David Hockney’s Seventies drawings are swoony. Among a cluster of ephemera here, including his invitation designs for Celia Birtwell, the textile-artist friend whom he’s drawn for more than 50 years, is the most exquisite sketch of her, made over lunch at Langan’s Brasserie in April 1970 – dashed off, but utterly precise.
A room of this retrospective of portraits made over eight decades, from the Fifties to now – briefly open in 2020 before lockdown, and now embellished with new paintings – is devoted to his more formal portrayals of Birtwell, in ink, lithograph, etching, coloured pencil and crayon.
The precision and confidence of Hockney’s line in the drawings he made of her in Paris between 1973 and 1975 – intoxicated by the 19th century French neo-classicist Ingres – is mesmerising: not one wayward mark, even among the thickets of lines describing Birtwell’s hair.
The Birtwell room is one of five devoted to sitters to whom Hockney has repeatedly returned. It’s inspired curating, marking shifts in style but also thinking. Rooms themed on his mother, and his lover and long-term curator of his work, Gregory Evans, are particularly strong.
Again, the highest points are from that Seventies imperial phase: an ink drawing of his mother from 1974 whose solemnity contrasts strikingly with the sensual depictions of Birtwell from the same period; a host of works in various media which reflect Hockney’s enchantment with Evans’s face and body. Alongside Ingres as a benevolent presence is Rembrandt; it’s no exaggeration to say that the tiny flicks of the pen in Hockney’s ink sketches match the Dutch master in their elegance.

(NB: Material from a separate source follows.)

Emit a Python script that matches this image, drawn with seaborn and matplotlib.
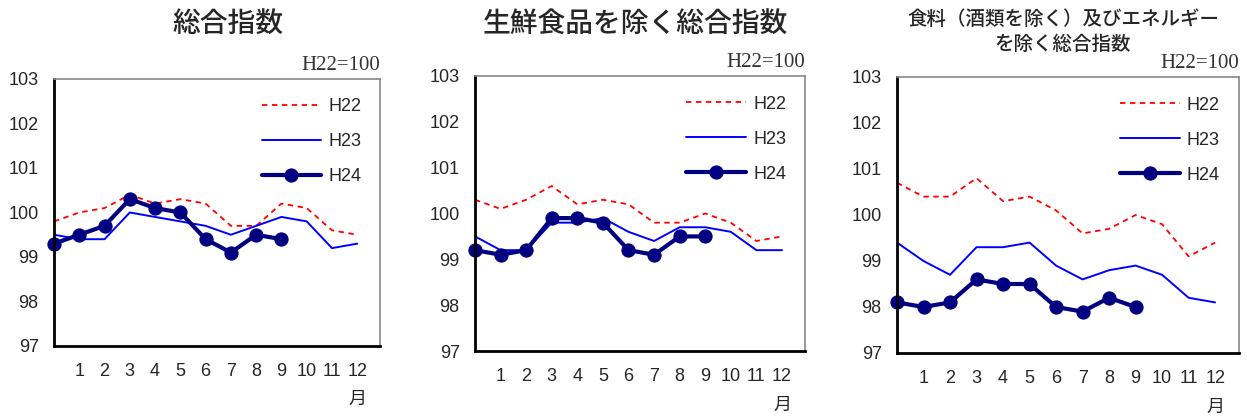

This reflects an interesting distinction between Hockney’s work in drawing and painting. From the Eighties, Hockney’s long infatuation with Picasso (alluded to in a famous pair of prints in the show, made in homage after Picasso’s death in 1973) prompted what I consider a damaging rupture in his painting style.
And while there are nods to those post-cubist experiments in a few drawings, they are pretty scant. Among other things, Eighties drawings made of Gregory, the master printmaker Maurice Payne, and a cluster of self-portraits prove that while Hockney avoided returning to that sublime Seventies line, he continued drawing with a classicist edge –indeed, also productively channelling Picasso’s own neo-classical period of the 1910s and Twenties. And the pencil drawings made in 1999 with an optical device, the camera lucida – inspired by seeing an Ingres show at the National Gallery – are among the best things here.
Hockney’s work of this century is more uneven. Mercifully, there are few of his drawings made using that wretched iPad software, but in the more than 30 new “painted-drawings”, however impressively vigorous they are, Hockney seems to jettison that laser-focused line in favour of too-high colour and too-loose description. The strongest recent works are the wonderful 2019 drawings of Birtwell and Payne made only with Rembrandtesque walnut-brown ink.
Hockney is at his best when in front of his sitter, with the simplest, time-honoured tools, expertly coordinating his hand and his eye. Few artists in his lifetime can match him on this territory.